Same with the people who buy version/revision 1.0 of video cards, motherboards, etc. More bugs, higher priced, etc.
But without the early versions, we wouldn't get the killer apps later on.
I'm sure that better routing/whatever will be developped for freenet, and with bandwidth and storage becoming cheaper all the time, the network will be more efficient than it is now at equal number of nodes. It just takes time to get there... Of course there could be some theorical bottlenecks to the project that can't be easily solved without changing some of the fondamentals, but maybe that's possible too without compromising the goals too much.
My 2 cents (canadian).
Treehugger? Treehugger... Treehugger!
On the contrary, western culture has not prevented our governments from actively supporting oppression in other countries in many cases.
I am not sure why people are modding your post down. The post did a nice job of being an entry point into discussing the article without being flaimbait.
I think the article is touching on something slightly larger than American culture v. the world.

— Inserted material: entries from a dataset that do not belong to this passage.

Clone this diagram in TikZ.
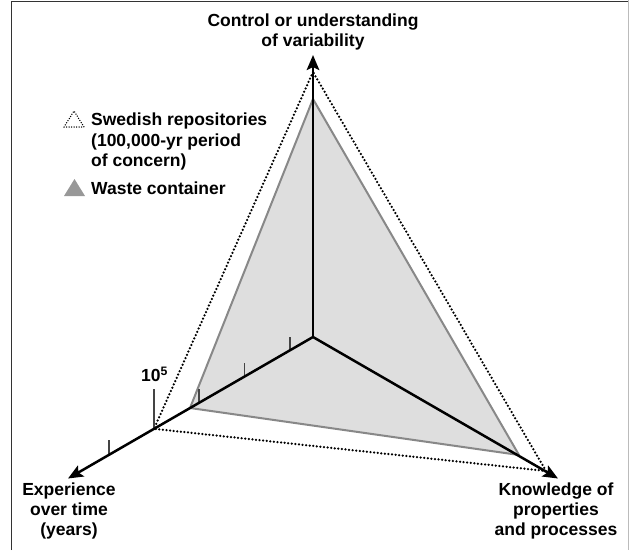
\documentclass[tikz,border=0pt]{standalone}
\usepackage{fontspec}
\setmainfont{Liberation Sans}
\usetikzlibrary{arrows.meta}
\definecolor{framegray}{HTML}{333333}
\definecolor{edgegray}{HTML}{BBBBBB}
\definecolor{shadefill}{HTML}{DEDEDE}
\definecolor{shadeedge}{HTML}{888888}
\definecolor{legendgray}{HTML}{989898}
\definecolor{tickgray}{HTML}{444444}
\begin{document}
\begin{tikzpicture}[x=1pt,y=-1pt,
  axisline/.style={line width=2.5pt, black, -{Stealth[length=15pt,width=12.5pt,inset=3pt]}},
  dotline/.style={line width=2.5pt, black, line cap=round, dash pattern=on 0pt off 3.6pt},
  shade/.style={fill=shadefill, draw=shadeedge, line width=2pt, line join=round},
  tickmark/.style={line width=1.1pt, tickgray},
  lbl/.style={font=\bfseries\fontsize{17.5}{20}\selectfont, inner sep=0pt, align=center},
  legendtxt/.style={font=\bfseries\fontsize{17.5}{20.5}\selectfont, inner sep=0pt, align=left, anchor=west}
]
\useasboundingbox (0,0) rectangle (629,550);

% frame
\draw[line width=1.4pt, framegray] (11.5,550) -- (11.5,1.5) -- (629,1.5);
\draw[line width=1pt, edgegray] (628,0) -- (628,550);

% axis end points
\coordinate (O) at (313,337);
\coordinate (Ttop) at (313,55);
\coordinate (Tleft) at (68,478.5);
\coordinate (Tright) at (558,478.5);

% waste container triangle
\coordinate (Wtop) at (313,99);
\coordinate (Wleft) at (190,408);
\coordinate (Wright) at (519,455);
\draw[shade] (Wtop) -- (Wleft) -- (Wright) -- cycle;

% Swedish repositories triangle
\coordinate (Stop) at (313,72);
\coordinate (Sleft) at (154,428.8);
\coordinate (Sright) at (546,471);
\draw[dotline] (Stop) -- (Sleft) -- (Sright) -- cycle;

% ticks on the experience axis
\draw[tickmark] (290,350.3) -- (290,337);
\draw[tickmark] (244.5,376.5) -- (244.5,363);
\draw[tickmark] (199,402.8) -- (199,389);
\draw[tickmark] (154,428.8) -- (154,389);
\draw[tickmark] (109,454.8) -- (109,440);

% axes
\draw[axisline] (O) -- (Ttop);
\draw[axisline] (O) -- (Tleft);
\draw[axisline] (O) -- (Tright);

% axis labels
\node[lbl] (ctl) at (313,32) {Control or understanding\\of variability};
\node[lbl] (exp) at (69,511) {Experience\\over time\\(years)};
\node[lbl] (knw) at (556,511) {Knowledge of\\properties\\and processes};
\node[lbl] (tenfive) at (154.5,374) {10\textsuperscript{5}};

% legend
\draw[line width=1.5pt, black, line cap=round, dash pattern=on 0pt off 2.5pt] (64,127) -- (74,111) -- (84,127) -- cycle;
\node[legendtxt] (swe) at (91,141.5) {Swedish repositories\\(100,000-yr period\\of concern)};
\fill[legendgray] (64,196) -- (74.5,179) -- (85,196) -- cycle;
\node[legendtxt] (wst) at (91,188) {Waste container};
\end{tikzpicture}
\end{document}
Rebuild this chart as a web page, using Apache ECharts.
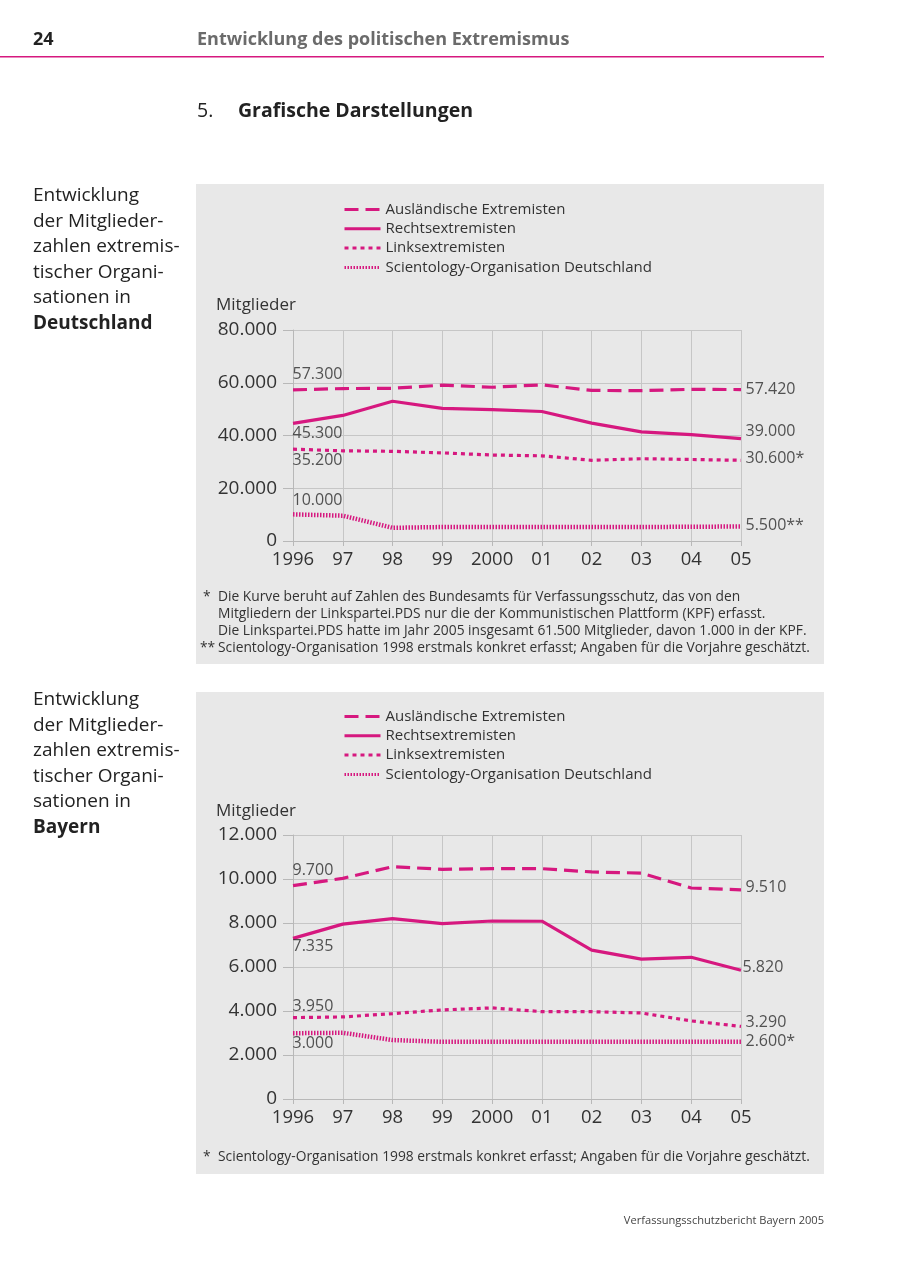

They are touching on the fact that if you have a system where people have access to a global media, then you will end up losing a great deal of what you consider to be your own local culture. To prevent this from happening (i.e., to preserve your culture...) you have to curtail human rights. This is not quite an "our army is bigger than your army" issue. It is a little bit more of whether or not the "world culture" should dominate your local culture.
Accepting human rights pretty much takes the ability to completely define culture out of the hands of any given authority. If your belief system demands a general authority then the global culture will always be a horrible shock.
People from Iran, for example, don't necessarily feel that first world countries are better. In many cases they long to go home. People usually go to first world countries for education, money, or to flee political turmoil. They frequently feel that their home countries are more virtuous, stable and sensible and have better food.
Our western recipe for success doesn't really work. It requires turning all the housewives into realtors or project managers or something, and leaving TV and the streets to raise the kids. It requires importing women from traditional cultures to play Mom for kids of the affluent. It requires poor and repressive countries to make our stuff. We're phenomenally good at inventing, colonizing, owning, conquering; but not at much else.
Second, these third world countries are not as hellish as you're portraying. People generally aren't shot in the back of the head. The middle east isn't a hellhole for the people that live there, although it might be for a transplanted American. Many Palestinians have houses, cars, refrigerators and olive groves, a fact I only discovered when reading how the Israelis destroy these things.
I think that most people in the world do not want or approve this kind of freedom. People are generally very happy to see dissidents with bizarre politics punished. Ask any Chinese person about Falun Gong. If the US rounded up all the Scientologists and shot them, I think it would gain more popularity than any tax cut.
Personally, I'm a product of the West and wouldn't be happy in a traditional regime. But I realize that people raised in them may feel differently.